CLARITY: Where Do Founders Go To Think?
Why growth depends on the environment behind the decisions…
Over the past decade working with founders and leadership teams, one issue appears again and again. Not a lack of ambition. Not a lack of capability. Not even a lack of opportunity.
A lack of somewhere to think.
As businesses grow, the number of decisions increases. The stakes rise. The complexity builds. But the space to properly examine those decisions does not keep pace and that creates a problem. Most organisations don’t recognise this until it starts to affect performance.
Quite simply, constrained thinking costs money.
Growth changes the environment, not just the workload
In the early stages of a business, thinking happens naturally. Conversations are direct, problems are visible and decisions are made quickly – often in the same room. There is very little separation between issue and action.
But as the company grows that environment changes. Information becomes layered, conversations become structured and the number of decisions increases. From the outside, this looks like progress but internally something more subtle is happening. The conditions for clear thinking begin to erode for founders and senior leaders.
Why it becomes harder to see clearly
As organisations scale, the founder’s environment shifts in ways that are easy to underestimate. Information is filtered as it moves through the business. Teams align around what they believe leadership wants to hear. Challenge becomes less direct and more cautious.
At the same time, boards are formed and become more formalised. Leadership meetings focus on updates rather than open exploration of ideas. Investors bring their own priorities and framing of the future. On the surface, decisions appear more considered.
In reality, clarity can reduce. There are more inputs, presentations, perspectives but less direct understanding of problems. The result is not a lack of information but an absence of an unfiltered perspective.
Under that pressure, even experienced leaders default back to instinct – not because it is right, but because it is fast. As Reid Hoffman (co-founder of LinkedIn) observed:
“it’s lonely at the top.”
However, the issue is not loneliness it is that the environment no longer supports clear, open examination of the decisions that matter most.
When thinking degrades, so do decisions
This problem does not show up immediately, there is no single moment where things break down.
Instead, it lurks in the shadows and appears gradually. Decisions take longer or are revisited. Teams move but not always in the same direction. Activity increases but the outcomes become less certain.
It feels like the business is working harder but progress becomes less consistent. Over time this can compound and priorities drift further, resources are spread thinly and opportunities are not fully pursued. From the outside it can look like a scaling challenge but the reality is that it is a decision-making problem.

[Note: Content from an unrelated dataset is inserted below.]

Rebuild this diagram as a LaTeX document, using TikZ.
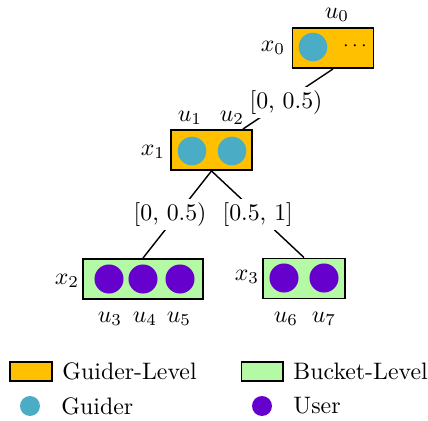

In our experience, most decision-making problems are environment problems.
Unclear thinking is an expense
When the clear thinking that created the business in the first place becomes dimmed, various things start to appear. Investment gets spread across too many priorities not because the opportunities aren’t real but because the decisions behind them haven’t been properly tested. Resources get diluted because the analysis on where to say ‘no’ and where to invest gets murky.
Over time, that shows up in one place which is slower growth.
Too many things become a priority rather than genuine strategic prioritisation. Execution weakens because people are busy and the original focus of the business begins to weaken.
The trap founders can fall into
The natural response can be to add more structure. More reporting and process is put in place which inevitably leads to more meetings. It feels like control yet in many cases it makes the problem worse. Structure increases distance from the issues, more reporting adds unnecessary work and more meetings reduces time to think. What was once a nimble organisation can sag under the weight of its initial growth. The business becomes more organised but not necessarily clearer.
What high-performing founders do differently
The founders who navigate this phase well recognise something important. Clarity does not come from more input and control. It comes from better conditions for thinking.
So they deliberately step outside the operating environment to create space rather than exist inside the system. Outside of it, they create an environment that is free from hierarchy, consequence and judgement. It enables them to focus on the real issues rather than sit through update meetings or the rhythmic formula of board meetings.
This space is where the assumptions can be challenged directly, ideas can be explored without pressure and the clarity of the real problems and opportunities bubble pleasingly to the surface. A place not for advice but for real perspective.
The most effective founders don’t rely on internal conversations alone. They create environments where their thinking can be properly challenged, away from the pressures of the business itself.
The advantage most businesses overlook
Scaling a business is often framed as a commercial or operational challenge involving markets, products and execution. Beneath all of that sits something more fundamental.
The quality of decisions.
Over time, decision quality is shaped less by intelligence or experience and more by the environment in which those decisions are made. The founders who scale successfully are not always the smartest. They are not always the most experienced.
They are the ones who recognise when their environment is no longer serving them and create the space to think clearly when it matters most.